Religion
- Affiliation: Buddhism
- Sect: Pure Land Buddhism

Location
- Location: Jiaocheng County, Shanxi
- Country: China
- Interactive map of Xuanzhong Temple
- Coordinates: 37°34′15″N 112°05′30″E﻿ / ﻿37.570889°N 112.091754°E

Architecture
- Style: Chinese architecture
- Established: 472

= Xuanzhong Temple =

Buddhist temple in Jiaocheng County, Shanxi, China

Xuanzhong Temple (玄中寺 (Xuánzhōng Sì)) is a Buddhist temple located in Jiaocheng County, Shanxi, China. After Ennin introduced Pure Land Buddhism to Japan, Xuanzhong Temple is regard as one of the cradles of Pure Land Buddhism in both Chinese Buddhism and Japanese Buddhism.

==History==
===Northern Wei===
Xuanzhong Temple was built in the 470s, in the Northern Wei dynasty (386–534), the construction took four years, and lasted from 472 to 476. Tan-luan, founder of Pure Land Buddhism, settled at Xuanzhong Temple in his declining years, where he taught Pure Land school for many years, and attracted large numbers of practitioners.

===Sui dynasty===
In 619, namely the 5th year of Daye period in the Sui dynasty (581–618), Daochuo resided in Xuanzhong Temple and publicized Buddhism until his death in 645.

===Tang dynasty===
In 635, in the Zhenguan era of the Tang dynasty (618–907), Emperor Taizong visited Xuanzhong Temple, he gave many priceless treasures to the temple and honored the name "Shibi Yongning Temple" (石壁永宁寺). In 812, Emperor Xianzong named it "Longshan Shibi Yongning Temple" (龙山石壁永宁寺).

===Song dynasty===
In 1090, in the reign of Emperor Zhezong in the Song dynasty (960–1127), a fire destroyed most of its buildings. The monk Daozhen (道珍) reconstructed the temple.

===Jin dynasty===
In 1186, in the reign of Emperor Shizong in the Jin dynasty (1115–1234), the temple was demolished in a fire. Monk Yuanzhao (元钊) rebuilt it.

===Yuan dynasty===
In 1238, the Emperor Taizong of the Yuan dynasty (1271–1368) changed its name to "Longshan Huguo Yongning Shifang Daxuanzhong Chan Temple" (龙山护国永宁十方大玄中禅寺), which known simply as "Xuanzhong Temple". Under the support of the imperial court, abbot Huixin (惠信) restored the temple and the temple had reached unprecedented heyday.

===Qing dynasty===
During the Tongzhi and Guangxu periods (1862–1908) of the Qing dynasty (1644–1911), Xuanzhong Temple became dilapidated for neglect.

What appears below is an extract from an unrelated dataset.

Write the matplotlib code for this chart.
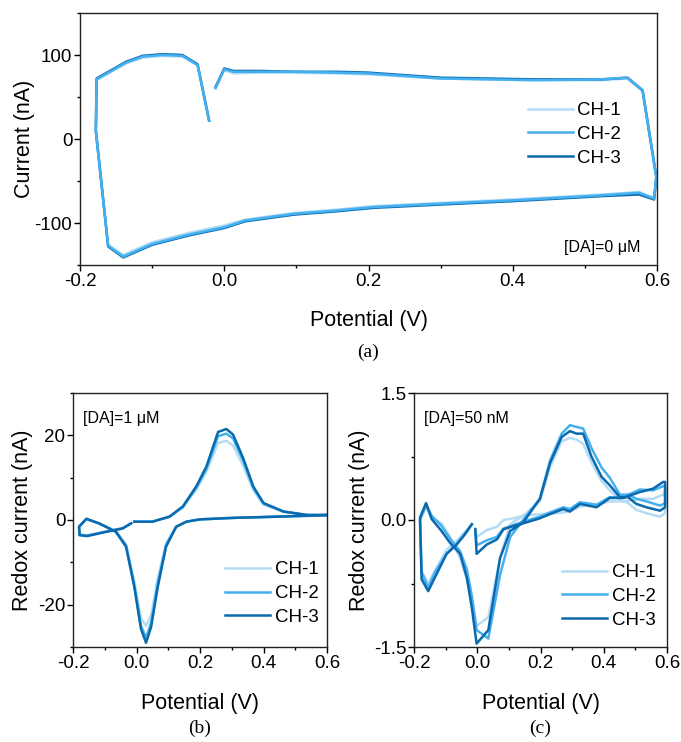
import matplotlib
matplotlib.use("Agg")
import matplotlib.pyplot as plt
from matplotlib.ticker import MultipleLocator, FormatStrFormatter

plt.rcParams['font.family'] = ['Liberation Sans', 'DejaVu Sans']
plt.rcParams['axes.unicode_minus'] = False

channels = ["CH-1", "CH-2", "CH-3"]
colors = ["#b5dcf5", "#45b0ef", "#0a6aad"]

# ---- Panel (a): [DA] = 0 uM ----
pot_a = [-0.012, 0.0, 0.013, 0.05, 0.1, 0.157, 0.2, 0.3, 0.43, 0.524, 0.559, 0.58, 0.599,
         0.596, 0.575, 0.524, 0.4, 0.3, 0.206, 0.157, 0.097, 0.029, 0.0, -0.05, -0.1,
         -0.14, -0.161, -0.178, -0.177, -0.136, -0.113, -0.086, -0.058, -0.037, -0.021]
cur_a1 = [60, 82, 78, 79, 79, 78, 77, 72, 70, 70, 72, 57, -45,
          -70, -63, -66, -72, -76, -80, -84, -88, -96, -103, -112, -123,
          -138, -126, 9, 70, 90, 97, 99, 98, 88, 22]
cur_a2 = [61, 83, 80, 80, 80, 79, 78, 72, 70, 71, 73, 58, -45,
          -71, -64, -67, -73, -77, -81, -85, -89, -97, -105, -114, -125,
          -140, -127, 9, 71, 91, 98, 100, 99, 88, 22]
cur_a3 = [62, 84, 81, 81, 80, 80, 79, 73, 71, 71, 73, 58, -45,
          -72, -66, -68, -74, -78, -82, -86, -90, -98, -106, -115, -126,
          -141, -128, 10, 72, 92, 99, 101, 100, 89, 22]

# ---- Panel (b): [DA] = 1 uM ----
pot_b = [-0.007, 0.05, 0.104, 0.146, 0.188, 0.22, 0.257, 0.283, 0.304, 0.336, 0.368, 0.4,
         0.463, 0.537, 0.6, 0.45, 0.304, 0.2, 0.157, 0.125, 0.093, 0.067, 0.046, 0.03,
         0.014, -0.007, -0.033, -0.065, -0.118, -0.158, -0.181, -0.179, -0.155, -0.097,
         -0.044, -0.017]
cur_b1 = [-0.4, -0.4, 0.7, 2.9, 7.2, 11.4, 18.2, 18.7, 17.6, 12.8, 7.0, 3.6,
          1.9, 1.1, 1.1, 0.8, 0.5, 0.1, -0.4, -1.5, -5.5, -13.8, -22.5, -25.0,
          -23.2, -14.5, -5.8, -2.6, -0.8, 0.2, -1.5, -3.4, -3.6, -2.7, -1.9, -0.8]
cur_b2 = [-0.4, -0.4, 0.8, 3.1, 7.6, 12.1, 19.8, 20.4, 19.3, 14.0, 7.6, 3.9,
          2.0, 1.2, 1.1, 0.8, 0.5, 0.15, -0.4, -1.6, -6.0, -15.0, -24.3, -27.8,
          -25.0, -15.3, -6.0, -2.7, -0.8, 0.2, -1.6, -3.5, -3.7, -2.8, -2.0, -0.8]
cur_b3 = [-0.4, -0.4, 0.8, 3.2, 7.9, 12.6, 20.8, 21.5, 20.2, 14.6, 7.9, 4.0,
          2.0, 1.2, 1.2, 0.8, 0.5, 0.15, -0.4, -1.6, -6.3, -15.8, -25.3, -29.0,
          -25.7, -15.8, -6.3, -2.8, -0.8, 0.3, -1.6, -3.6, -3.8, -2.8, -2.0, -0.8]

# ---- Panel (c): [DA] = 50 nM ----
pot_c = [-0.006, -0.002, 0.03, 0.062, 0.083, 0.115, 0.145, 0.198, 0.23, 0.272, 0.293, 0.325,
         0.377, 0.419, 0.461, 0.514, 0.556, 0.588, 0.594, 0.594, 0.578, 0.535, 0.503, 0.477,
         0.451, 0.419, 0.393, 0.361, 0.335, 0.314, 0.293, 0.267, 0.23, 0.198, 0.145, 0.104,
         0.072, 0.035, -0.002, -0.017, -0.033, -0.054, -0.086, -0.113, -0.144, -0.162,
         -0.181, -0.176, -0.155, -0.134, -0.097, -0.065, -0.039, -0.017]
cur_c1 = [-0.10, -0.20, -0.12, -0.08, 0.0, 0.02, 0.05, 0.07, 0.07, 0.09, 0.10, 0.16,
          0.18, 0.22, 0.22, 0.25, 0.25, 0.30, 0.35, 0.08, 0.04, 0.08, 0.12, 0.20,
          0.24, 0.35, 0.46, 0.68, 0.90, 0.95, 0.97, 0.93, 0.62, 0.22, 0.05, -0.05,
          -0.45, -1.15, -1.25, -0.95, -0.70, -0.45, -0.20, -0.04, 0.03, 0.15,
          0.0, -0.60, -0.75, -0.60, -0.35, -0.25, -0.14, -0.05]
cur_c2 = [-0.13, -0.30, -0.24, -0.20, -0.10, -0.06, -0.02, 0.04, 0.09, 0.15, 0.13, 0.21,
          0.18, 0.27, 0.27, 0.36, 0.35, 0.40, 0.40, 0.20, 0.17, 0.22, 0.25, 0.30,
          0.30, 0.50, 0.62, 0.85, 1.08, 1.10, 1.12, 1.02, 0.70, 0.25, 0.0, -0.20,
          -0.65, -1.40, -1.30, -0.90, -0.58, -0.37, -0.22, -0.07, 0.05, 0.18,
          0.0, -0.62, -0.80, -0.62, -0.40, -0.28, -0.16, -0.05]
cur_c3 = [-0.11, -0.40, -0.29, -0.23, -0.11, -0.07, -0.04, 0.02, 0.07, 0.13, 0.10, 0.19,
          0.15, 0.26, 0.26, 0.33, 0.37, 0.45, 0.45, 0.15, 0.11, 0.15, 0.19, 0.27,
          0.27, 0.41, 0.51, 0.75, 1.02, 1.02, 1.05, 0.98, 0.67, 0.25, -0.03, -0.13,
          -0.45, -1.30, -1.46, -1.04, -0.68, -0.40, -0.27, -0.13, 0.01, 0.20,
          0.03, -0.70, -0.84, -0.68, -0.40, -0.29, -0.17, -0.05]

W, H = 681, 742
fig = plt.figure(figsize=(W / 100, H / 100), dpi=100)


def rect(x0, y0, x1, y1):
    return [x0 / W, 1 - y1 / H, (x1 - x0) / W, (y1 - y0) / H]


ax_a = fig.add_axes(rect(80, 13, 657, 265))
ax_b = fig.add_axes(rect(73, 393, 327, 647))
ax_c = fig.add_axes(rect(414, 393, 667, 647))

TICK_FS = 13.5
LABEL_FS = 15.5
LEG_FS = 13.5
NOTE_FS = 11.5
PANEL_FS = 14
LEG_KW = dict(loc='upper left', frameon=False, fontsize=LEG_FS, handlelength=2.4,
              handletextpad=0.25, labelspacing=0.36, borderaxespad=0, borderpad=0)


def style(ax, ylim, ymaj, ymin, yfmt):
    ax.set_xlim(-0.2, 0.6)
    ax.set_ylim(*ylim)
    ax.xaxis.set_major_locator(MultipleLocator(0.2))
    ax.xaxis.set_minor_locator(MultipleLocator(0.1))
    ax.yaxis.set_major_locator(MultipleLocator(ymaj))
    ax.yaxis.set_minor_locator(MultipleLocator(ymin))
    ax.xaxis.set_major_formatter(FormatStrFormatter('%.1f'))
    ax.yaxis.set_major_formatter(FormatStrFormatter(yfmt))
    ax.tick_params(which='major', direction='out', length=4, width=1, labelsize=TICK_FS, pad=1.5)
    ax.tick_params(which='minor', direction='out', length=2.5, width=1)
    for s in ax.spines.values():
        s.set_linewidth(1)
        s.set_color('#222222')
    ax.set_xlabel("Potential (V)", fontsize=LABEL_FS)


# Panel (a): CH-2 drawn last so it dominates, as in the reference
for ys, c, lab in zip([cur_a1, cur_a3, cur_a2], [colors[0], colors[2], colors[1]],
                      [channels[0], channels[2], channels[1]]):
    ax_a.plot(pot_a, ys, color=c, lw=1.8, label=lab)
style(ax_a, (-150, 150), 100, 50, '%d')
ax_a.set_ylabel("Current (nA)", fontsize=LABEL_FS)
ax_a.xaxis.set_label_coords(0.5, -0.178)
ax_a.yaxis.set_label_coords(-0.078, 0.5)
h, l = ax_a.get_legend_handles_labels()
order = [l.index(n) for n in channels]
ax_a.legend([h[i] for i in order], [l[i] for i in order],
            bbox_to_anchor=(0.776, 0.647), **LEG_KW)
ax_a.text(0.972, 0.071, "[DA]=0 μM", transform=ax_a.transAxes, ha='right', va='center', fontsize=NOTE_FS)
fig.text(368 / W, 1 - 352 / H, "(a)", family='Liberation Serif', fontsize=PANEL_FS, ha='center', va='center')

for ys, c, lab in zip([cur_b1, cur_b2, cur_b3], colors, channels):
    ax_b.plot(pot_b, ys, color=c, lw=1.8, label=lab)
style(ax_b, (-30, 30), 20, 10, '%d')
ax_b.set_ylabel("Redox current (nA)", fontsize=LABEL_FS)
ax_b.xaxis.set_label_coords(0.5, -0.18)
ax_b.yaxis.set_label_coords(-0.158, 0.5)
ax_b.legend(bbox_to_anchor=(0.598, 0.338), **LEG_KW)
ax_b.text(0.04, 0.9, "[DA]=1 μM", transform=ax_b.transAxes, ha='left', va='center', fontsize=NOTE_FS)
fig.text(200 / W, 1 - 728 / H, "(b)", family='Liberation Serif', fontsize=PANEL_FS, ha='center', va='center')

for ys, c, lab in zip([cur_c1, cur_c2, cur_c3], colors, channels):
    ax_c.plot(pot_c, ys, color=c, lw=1.8, label=lab)
style(ax_c, (-1.5, 1.5), 1.5, 0.75, '%.1f')
ax_c.set_ylabel("Redox current (nA)", fontsize=LABEL_FS)
ax_c.xaxis.set_label_coords(0.5, -0.18)
ax_c.yaxis.set_label_coords(-0.174, 0.5)
ax_c.legend(bbox_to_anchor=(0.585, 0.327), **LEG_KW)
ax_c.text(0.04, 0.9, "[DA]=50 nM", transform=ax_c.transAxes, ha='left', va='center', fontsize=NOTE_FS)
fig.text(540 / W, 1 - 728 / H, "(c)", family='Liberation Serif', fontsize=PANEL_FS, ha='center', va='center')

fig.savefig("out.png", dpi=100)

===People's Republic of China===
The local government began to rebuild the temple since 1954; only the Hall of Four Heavenly Kings preserves the original building of the Ming dynasty (1368–1644). In 1983, Xuanzhong Temple was designated as a National Key Buddhist Temple in Han Chinese Area by the State Council of China. In November 2012, Xuanzhong Temple was categorized as an AAAA level tourist site by the China National Tourism Administration.

==Architecture==
Xuanzhong Temple is built along the up and down of mountains and divided into the central, east and west routes. The entire temple faces south with the Hall of Four Heavenly Kings, Mahavira Hall, Hall of Seven-Buddha and Hall of Thousand-Buddha.

===Hall of Four Heavenly Kings===
The Hall of Four Heavenly Kings was built in 1605, in the late Ming dynasty (1368–1644), which is the oldest building in Xuanzhong Temple. The statues of Four Heavenly Kings are enshrined in the hall.

===Mahavira Hall===
The Mahavira Hall is the main hall in the temple. It is 25 m long and 20 m wide. In the middle of the hall enshrine the Maitreya Buddha, which is the most feature of Xuanzhong Temple. On the walls are paintings of the Sixteen Arhats.

===Hall of Guru===
The paintings of Tan-luan, Daochuo and Shandao is enshrined in the Hall of Guru, which were presented by the Japanese monk Sugawara Ekei (菅原惠庆) in September 1957.

===Hall of Seven-Buddha===
The Hall of Seven-Buddha is mainly for enshrining the statues of Seven-Buddha, they are Vipassī Buddha, Sikhī Buddha, Vessabhū Buddha, Krakucchanda, Koṇāgamana Buddha, Kassapa Buddha and Sakyamuni.

===Pagoda===
The quadrilateral-shaped pagoda stands at a height of about 2.31 m, built on a stone foundation.